Dhaka, Bangladesh (BBN)– Bangladesh’s foreign exchange (forex) reserves crossed US$26-billion mark again on Thursday largely due to lower import-payment pressure on the economy, officials said.
The reserves of the international trading currency amounted to $26 billion on the day from $25.78 billion of the previous working day. It was $26.03 billion on August 17 last.
“The country’s forex reserves crossed $26 billion again mainly due to lower prices of commodities, particularly fuel oils, on the global market,” Kazi Sayedur Rahman, general manager of the Forex Reserve and Treasury Management Department of the Bangladesh Bank (BB), told BBN in Dhaka.

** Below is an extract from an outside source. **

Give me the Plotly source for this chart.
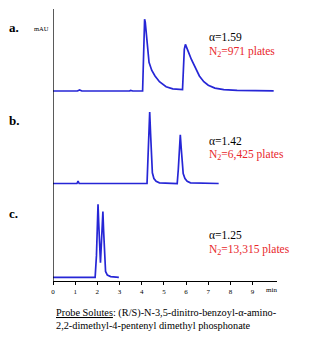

Mr Rahman also said the country will be able to settle more seven months’ import bills with the existing forex reserves.
Steady growth of both export earnings and inward remittances has contributed to enhancing the country’s forex-reserve position, according to the central banker.
The country received $502 million as remittances between September 01 and September 11 from Bangladeshi nationals working abroad, according to the central bank’s latest statistics.
Besides, purchase of the US dollar from the commercial banks also added up to the reserves recently.
The central bank may continue buying of the US dollar from the banks in line with the market requirement,” another BB official hinted.

The BB has already purchasing of the US dollar from banks to help keep the inter-bank foreign exchange (forex) market stable amid increased inflow of foreign currencies ahead of the Eid-ul-Azha.